Restate the data exactly as given and keep the pictures out.

··· Dataset content ···

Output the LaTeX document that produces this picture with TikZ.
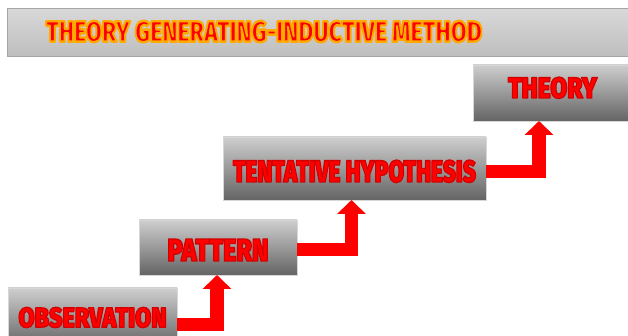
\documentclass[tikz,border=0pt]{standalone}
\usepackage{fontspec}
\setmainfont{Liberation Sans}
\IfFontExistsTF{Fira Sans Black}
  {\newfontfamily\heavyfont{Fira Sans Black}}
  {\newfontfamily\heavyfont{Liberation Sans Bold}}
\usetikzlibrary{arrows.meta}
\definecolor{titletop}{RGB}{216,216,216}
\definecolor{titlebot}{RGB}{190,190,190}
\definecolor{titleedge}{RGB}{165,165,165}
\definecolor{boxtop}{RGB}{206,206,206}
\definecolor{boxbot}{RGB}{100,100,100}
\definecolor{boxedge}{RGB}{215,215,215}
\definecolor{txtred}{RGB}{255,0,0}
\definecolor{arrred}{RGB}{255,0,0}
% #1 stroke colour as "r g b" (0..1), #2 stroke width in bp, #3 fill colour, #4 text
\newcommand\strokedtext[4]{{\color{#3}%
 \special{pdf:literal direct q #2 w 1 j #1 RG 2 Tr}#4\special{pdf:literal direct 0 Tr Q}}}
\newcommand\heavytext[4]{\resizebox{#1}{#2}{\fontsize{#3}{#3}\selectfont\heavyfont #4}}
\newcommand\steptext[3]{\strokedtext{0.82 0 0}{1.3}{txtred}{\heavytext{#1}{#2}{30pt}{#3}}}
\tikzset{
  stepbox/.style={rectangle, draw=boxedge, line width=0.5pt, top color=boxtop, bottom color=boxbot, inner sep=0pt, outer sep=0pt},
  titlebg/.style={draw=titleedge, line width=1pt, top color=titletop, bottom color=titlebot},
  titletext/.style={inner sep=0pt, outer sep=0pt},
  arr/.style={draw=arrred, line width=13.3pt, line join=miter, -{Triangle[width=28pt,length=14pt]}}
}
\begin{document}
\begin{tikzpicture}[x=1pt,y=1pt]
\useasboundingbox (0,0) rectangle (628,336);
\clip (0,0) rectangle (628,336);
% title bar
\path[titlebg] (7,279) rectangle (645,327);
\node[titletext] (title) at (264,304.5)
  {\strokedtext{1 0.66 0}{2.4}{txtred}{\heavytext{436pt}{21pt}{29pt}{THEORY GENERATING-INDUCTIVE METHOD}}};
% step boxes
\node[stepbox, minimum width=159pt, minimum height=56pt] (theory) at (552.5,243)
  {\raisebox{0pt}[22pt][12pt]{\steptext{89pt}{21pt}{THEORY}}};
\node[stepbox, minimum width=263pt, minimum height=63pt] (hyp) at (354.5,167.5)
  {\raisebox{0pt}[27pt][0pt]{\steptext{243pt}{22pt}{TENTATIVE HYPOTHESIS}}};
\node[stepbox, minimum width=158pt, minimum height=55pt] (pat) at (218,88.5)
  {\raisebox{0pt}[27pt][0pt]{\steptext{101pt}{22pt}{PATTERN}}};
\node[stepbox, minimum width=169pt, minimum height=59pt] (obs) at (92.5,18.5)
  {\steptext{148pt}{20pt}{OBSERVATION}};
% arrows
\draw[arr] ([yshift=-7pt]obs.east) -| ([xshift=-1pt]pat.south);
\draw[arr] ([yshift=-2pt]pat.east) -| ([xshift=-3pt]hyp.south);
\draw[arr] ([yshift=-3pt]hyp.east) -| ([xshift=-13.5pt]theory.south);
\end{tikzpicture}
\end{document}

···

Result of this task:
Output the LaTeX document that produces this picture with TikZ.
\documentclass[tikz,border=0pt]{standalone}
\usepackage{fontspec}
\setmainfont{Liberation Sans}
\IfFontExistsTF{Fira Sans Black}
  {\newfontfamily\heavyfont{Fira Sans Black}}
  {\newfontfamily\heavyfont{Liberation Sans Bold}}
\usetikzlibrary{arrows.meta}
\definecolor{titletop}{RGB}{216,216,216}
\definecolor{titlebot}{RGB}{190,190,190}
\definecolor{titleedge}{RGB}{165,165,165}
\definecolor{boxtop}{RGB}{206,206,206}
\definecolor{boxbot}{RGB}{100,100,100}
\definecolor{boxedge}{RGB}{215,215,215}
\definecolor{txtred}{RGB}{255,0,0}
\definecolor{arrred}{RGB}{255,0,0}
% #1 stroke colour as "r g b" (0..1), #2 stroke width in bp, #3 fill colour, #4 text
\newcommand\strokedtext[4]{{\color{#3}%
 \special{pdf:literal direct q #2 w 1 j #1 RG 2 Tr}#4\special{pdf:literal direct 0 Tr Q}}}
\newcommand\heavytext[4]{\resizebox{#1}{#2}{\fontsize{#3}{#3}\selectfont\heavyfont #4}}
\newcommand\steptext[3]{\strokedtext{0.82 0 0}{1.3}{txtred}{\heavytext{#1}{#2}{30pt}{#3}}}
\tikzset{
  stepbox/.style={rectangle, draw=boxedge, line width=0.5pt, top color=boxtop, bottom color=boxbot, inner sep=0pt, outer sep=0pt},
  titlebg/.style={draw=titleedge, line width=1pt, top color=titletop, bottom color=titlebot},
  titletext/.style={inner sep=0pt, outer sep=0pt},
  arr/.style={draw=arrred, line width=13.3pt, line join=miter, -{Triangle[width=28pt,length=14pt]}}
}
\begin{document}
\begin{tikzpicture}[x=1pt,y=1pt]
\useasboundingbox (0,0) rectangle (628,336);
\clip (0,0) rectangle (628,336);
% title bar
\path[titlebg] (7,279) rectangle (645,327);
\node[titletext] (title) at (264,304.5)
  {\strokedtext{1 0.66 0}{2.4}{txtred}{\heavytext{436pt}{21pt}{29pt}{THEORY GENERATING-INDUCTIVE METHOD}}};
% step boxes
\node[stepbox, minimum width=159pt, minimum height=56pt] (theory) at (552.5,243)
  {\raisebox{0pt}[22pt][12pt]{\steptext{89pt}{21pt}{THEORY}}};
\node[stepbox, minimum width=263pt, minimum height=63pt] (hyp) at (354.5,167.5)
  {\raisebox{0pt}[27pt][0pt]{\steptext{243pt}{22pt}{TENTATIVE HYPOTHESIS}}};
\node[stepbox, minimum width=158pt, minimum height=55pt] (pat) at (218,88.5)
  {\raisebox{0pt}[27pt][0pt]{\steptext{101pt}{22pt}{PATTERN}}};
\node[stepbox, minimum width=169pt, minimum height=59pt] (obs) at (92.5,18.5)
  {\steptext{148pt}{20pt}{OBSERVATION}};
% arrows
\draw[arr] ([yshift=-7pt]obs.east) -| ([xshift=-1pt]pat.south);
\draw[arr] ([yshift=-2pt]pat.east) -| ([xshift=-3pt]hyp.south);
\draw[arr] ([yshift=-3pt]hyp.east) -| ([xshift=-13.5pt]theory.south);
\end{tikzpicture}
\end{document}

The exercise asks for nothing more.